The premier golf course of the time was Leith near Edinburgh. Indeed King Charles I was on the course when given the news of the Irish rebellion of 1641. Leith was also the scene of the first international golf match in 1682 when the Duke of York and George Patterson playing for Scotland beat two English noblemen.

The Gentlemen Golfers of Leith (1744) was the first club and was formed to promote an annual competition with a silver golf club as the prize.
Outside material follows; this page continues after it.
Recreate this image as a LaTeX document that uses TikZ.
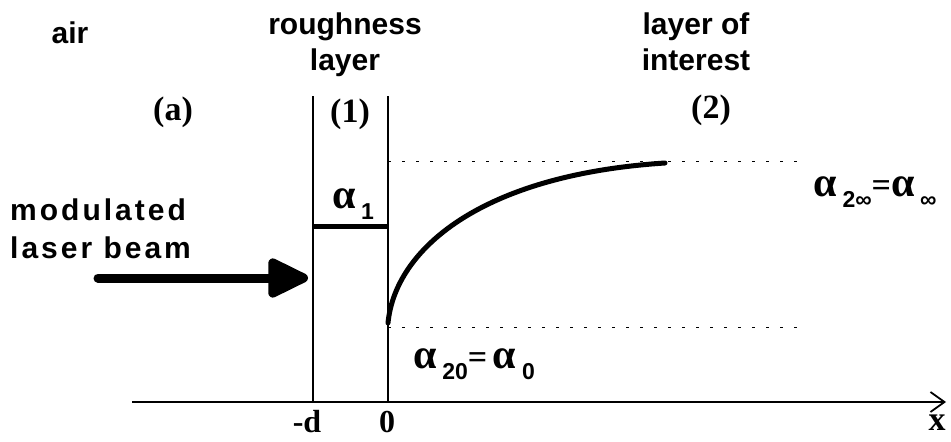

Duncan Forbes drafted the club's rules, which were

You must tee your ball within one club's length of the hole.

Your tee must be on the ground.

You are not to change the ball which you strike off the tee

You are not to remove stones, bones or any break club for the sake of playing your ball, except on the fair green, and that only within a club's length of your ball.

If your ball comes among water, or any watery filth, you are at liberty to take out your ball and bringing it behind the hazard and teeing it, you may play it with any club and allow your adversary a stroke for so getting out your ball.

If your balls be found anywhere touching one another you are to lift the first ball till you play the last.

At holeing you are to play your ball honestly for the hole, and not to play upon your adversary's ball, not lying in your way to the hole.

If you should lose your ball, by its being taken up, or any other way, you are to go back to the spot where you struck last and drop another ball and allow your adversary a stroke for the misfortune.

No man at holeing his ball is to be allowed to mark his way to the hold with his club or anything else.

If a ball be stopp'd by any person, horse or dog, or anything else, the ball so stopp'd must be played where it lyes.

If you draw your club in order to strike and proceed so far in the stroke as to be bringing down your club; if then your club shall break in any way, it is to be accounted a stroke.

He who whose ball lyes farthest from the hole is obliged to play first.

Neither trench, ditch or dyke made for the preservation of the links, nor the Scholar's Holes or the soldier's lines shall be accounted a hazard but the ball is to be taken out, teed and play'd with any iron club.